• _Dataset entries_:
>> START

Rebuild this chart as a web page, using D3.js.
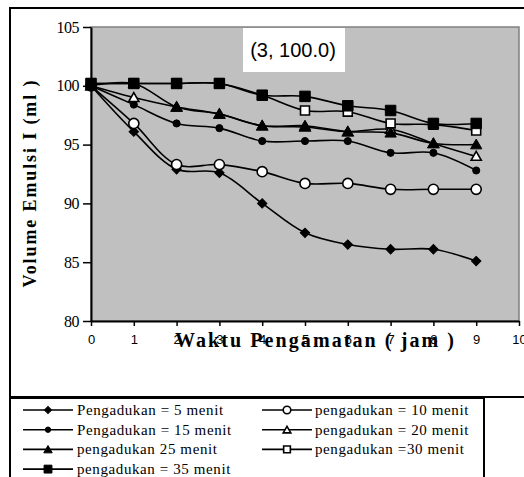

>> END
>> START

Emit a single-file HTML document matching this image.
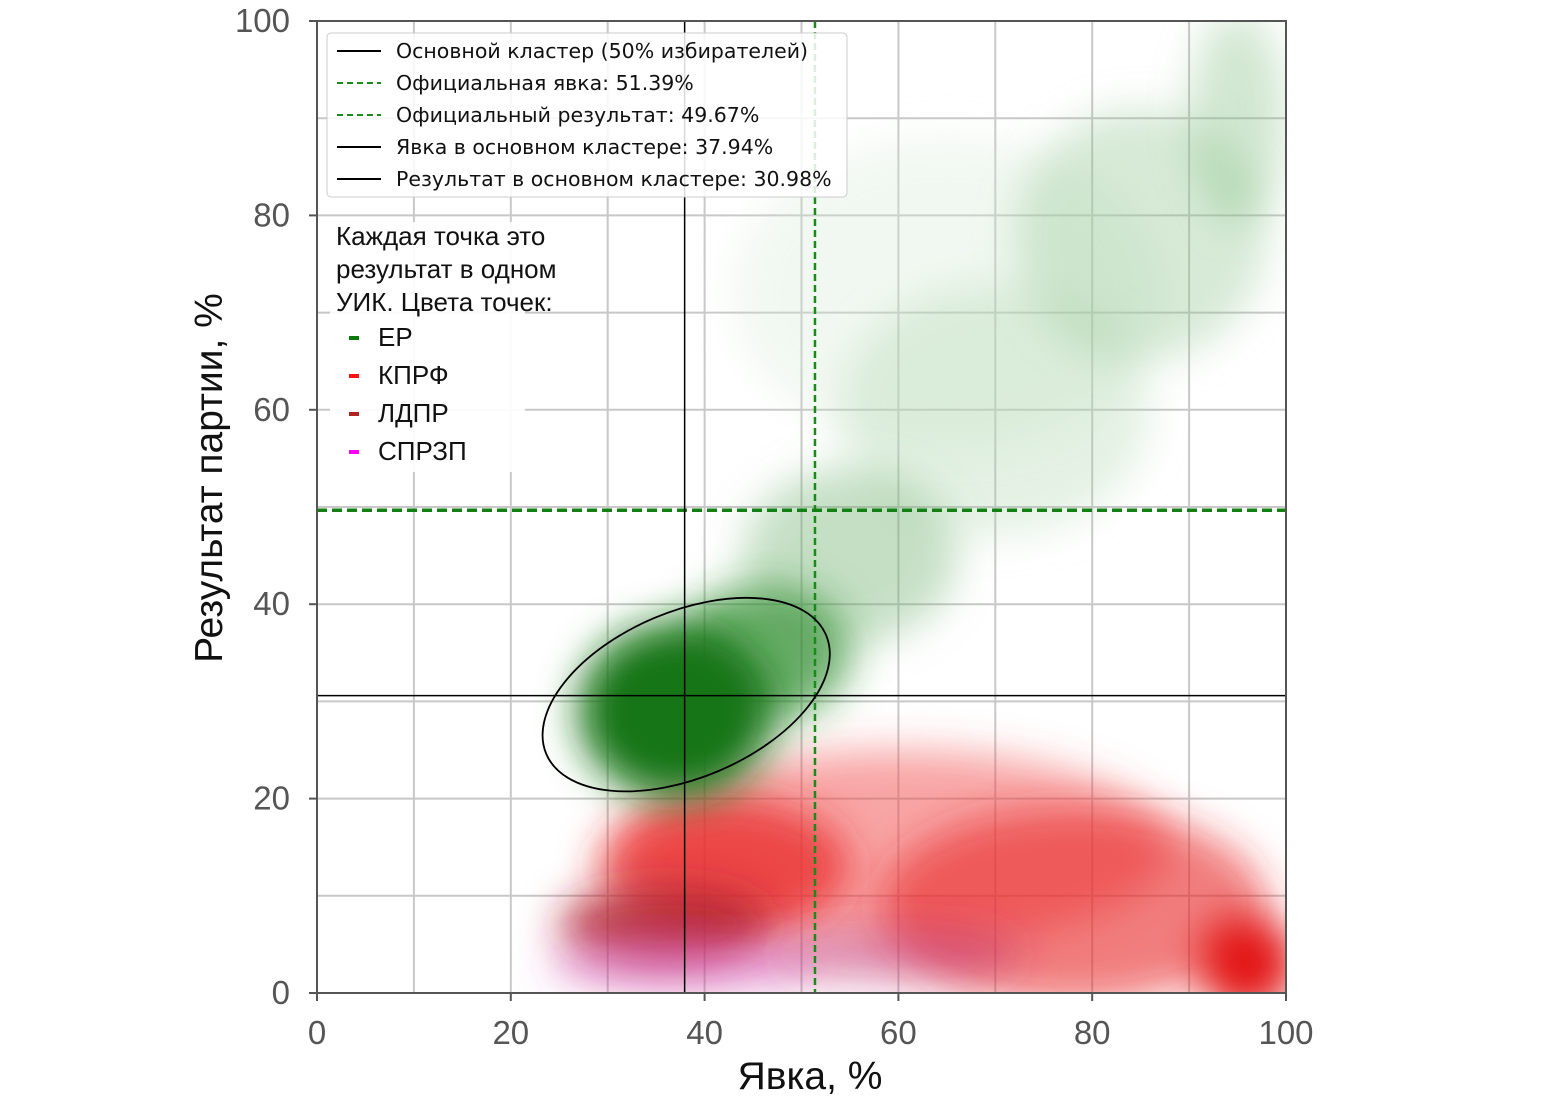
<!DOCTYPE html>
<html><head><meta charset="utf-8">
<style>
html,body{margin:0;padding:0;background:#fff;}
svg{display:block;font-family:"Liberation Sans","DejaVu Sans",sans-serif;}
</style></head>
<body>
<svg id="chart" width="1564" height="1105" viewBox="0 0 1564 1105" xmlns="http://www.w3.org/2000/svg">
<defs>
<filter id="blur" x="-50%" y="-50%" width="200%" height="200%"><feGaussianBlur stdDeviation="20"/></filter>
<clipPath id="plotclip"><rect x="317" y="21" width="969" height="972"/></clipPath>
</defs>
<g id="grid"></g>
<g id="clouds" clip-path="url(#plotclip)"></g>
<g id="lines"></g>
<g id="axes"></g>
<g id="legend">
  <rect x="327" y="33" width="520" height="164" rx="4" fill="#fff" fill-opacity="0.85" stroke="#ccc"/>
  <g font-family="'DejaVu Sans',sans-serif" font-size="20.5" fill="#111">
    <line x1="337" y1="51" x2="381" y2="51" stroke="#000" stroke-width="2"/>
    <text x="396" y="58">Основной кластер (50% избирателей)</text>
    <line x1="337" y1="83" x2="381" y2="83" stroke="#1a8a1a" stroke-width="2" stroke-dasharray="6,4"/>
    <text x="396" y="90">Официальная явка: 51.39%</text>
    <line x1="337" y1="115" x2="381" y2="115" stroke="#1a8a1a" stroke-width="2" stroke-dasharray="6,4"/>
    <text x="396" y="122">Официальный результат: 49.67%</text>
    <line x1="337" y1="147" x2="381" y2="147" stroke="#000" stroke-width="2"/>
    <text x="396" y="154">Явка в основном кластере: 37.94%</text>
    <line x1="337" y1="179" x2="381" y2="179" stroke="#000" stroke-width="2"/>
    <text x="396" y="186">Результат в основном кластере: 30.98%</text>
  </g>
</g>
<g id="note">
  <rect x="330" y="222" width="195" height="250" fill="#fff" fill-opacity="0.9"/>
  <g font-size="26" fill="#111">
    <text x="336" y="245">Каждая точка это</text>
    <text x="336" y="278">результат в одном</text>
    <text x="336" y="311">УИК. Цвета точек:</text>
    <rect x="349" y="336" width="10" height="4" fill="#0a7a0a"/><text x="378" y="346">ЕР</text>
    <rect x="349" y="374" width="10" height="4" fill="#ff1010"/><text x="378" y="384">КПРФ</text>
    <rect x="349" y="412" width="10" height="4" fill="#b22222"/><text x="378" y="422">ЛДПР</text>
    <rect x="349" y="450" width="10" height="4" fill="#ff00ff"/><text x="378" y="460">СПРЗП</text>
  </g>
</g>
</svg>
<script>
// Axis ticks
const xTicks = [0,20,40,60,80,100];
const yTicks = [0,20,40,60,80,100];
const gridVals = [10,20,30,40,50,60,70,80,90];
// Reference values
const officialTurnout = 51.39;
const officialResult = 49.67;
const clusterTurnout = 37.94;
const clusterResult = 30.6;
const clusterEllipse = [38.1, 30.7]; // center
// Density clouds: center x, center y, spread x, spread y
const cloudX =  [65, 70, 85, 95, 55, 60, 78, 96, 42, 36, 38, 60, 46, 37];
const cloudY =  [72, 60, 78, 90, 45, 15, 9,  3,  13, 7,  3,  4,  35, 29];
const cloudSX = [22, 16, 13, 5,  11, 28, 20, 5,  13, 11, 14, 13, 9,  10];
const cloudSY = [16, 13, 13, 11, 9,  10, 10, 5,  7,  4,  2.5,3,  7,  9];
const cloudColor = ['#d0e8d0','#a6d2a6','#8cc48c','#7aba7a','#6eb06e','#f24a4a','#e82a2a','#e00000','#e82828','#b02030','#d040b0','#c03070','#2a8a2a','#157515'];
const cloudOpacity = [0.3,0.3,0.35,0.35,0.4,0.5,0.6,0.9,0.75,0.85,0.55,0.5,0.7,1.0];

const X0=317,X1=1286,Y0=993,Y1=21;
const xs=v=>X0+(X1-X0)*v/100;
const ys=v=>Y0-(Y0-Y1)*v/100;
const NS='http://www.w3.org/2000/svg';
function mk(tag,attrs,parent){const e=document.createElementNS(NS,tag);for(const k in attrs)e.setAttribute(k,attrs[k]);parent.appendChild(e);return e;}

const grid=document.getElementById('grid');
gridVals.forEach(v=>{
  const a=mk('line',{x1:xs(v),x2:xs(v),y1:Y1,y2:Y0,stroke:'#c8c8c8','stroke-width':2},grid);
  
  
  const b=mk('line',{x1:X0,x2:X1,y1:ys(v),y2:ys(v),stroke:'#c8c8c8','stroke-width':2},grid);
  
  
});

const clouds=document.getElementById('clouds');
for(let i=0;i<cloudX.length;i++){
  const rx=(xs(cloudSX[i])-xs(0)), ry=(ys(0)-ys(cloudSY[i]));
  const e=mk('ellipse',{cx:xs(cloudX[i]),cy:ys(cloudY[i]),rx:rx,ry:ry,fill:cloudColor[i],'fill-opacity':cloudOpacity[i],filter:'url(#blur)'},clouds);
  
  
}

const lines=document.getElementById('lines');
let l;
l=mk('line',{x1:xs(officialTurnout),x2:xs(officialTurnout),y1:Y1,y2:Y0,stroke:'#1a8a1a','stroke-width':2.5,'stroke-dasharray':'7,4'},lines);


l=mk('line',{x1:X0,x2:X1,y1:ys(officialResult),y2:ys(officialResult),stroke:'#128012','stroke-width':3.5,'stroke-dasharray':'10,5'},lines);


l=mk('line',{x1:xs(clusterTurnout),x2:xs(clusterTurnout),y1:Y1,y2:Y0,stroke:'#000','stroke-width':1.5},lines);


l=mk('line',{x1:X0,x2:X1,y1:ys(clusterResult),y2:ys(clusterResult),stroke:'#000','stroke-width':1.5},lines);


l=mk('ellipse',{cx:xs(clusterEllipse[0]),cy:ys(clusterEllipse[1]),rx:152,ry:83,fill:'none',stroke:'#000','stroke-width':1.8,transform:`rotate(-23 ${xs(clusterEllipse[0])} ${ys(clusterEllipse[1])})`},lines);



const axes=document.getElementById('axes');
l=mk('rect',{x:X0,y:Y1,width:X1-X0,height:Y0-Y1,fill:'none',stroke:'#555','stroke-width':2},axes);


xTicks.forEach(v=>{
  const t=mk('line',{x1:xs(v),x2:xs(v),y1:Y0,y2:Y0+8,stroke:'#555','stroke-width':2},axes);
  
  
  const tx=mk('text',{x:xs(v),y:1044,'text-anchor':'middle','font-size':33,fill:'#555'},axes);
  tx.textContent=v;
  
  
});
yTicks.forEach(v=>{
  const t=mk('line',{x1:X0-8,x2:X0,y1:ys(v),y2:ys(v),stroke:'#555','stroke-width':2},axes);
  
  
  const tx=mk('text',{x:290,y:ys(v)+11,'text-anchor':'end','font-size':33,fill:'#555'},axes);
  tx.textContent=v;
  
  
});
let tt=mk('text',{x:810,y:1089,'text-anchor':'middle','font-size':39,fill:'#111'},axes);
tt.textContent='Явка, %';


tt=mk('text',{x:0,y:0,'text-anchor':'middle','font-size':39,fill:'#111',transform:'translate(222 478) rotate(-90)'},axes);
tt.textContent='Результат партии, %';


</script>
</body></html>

>> END

Gather each line in the entries above where the string "this" is found.

Rebuild this chart as a web page, using D3.js.
Emit a single-file HTML document matching this image.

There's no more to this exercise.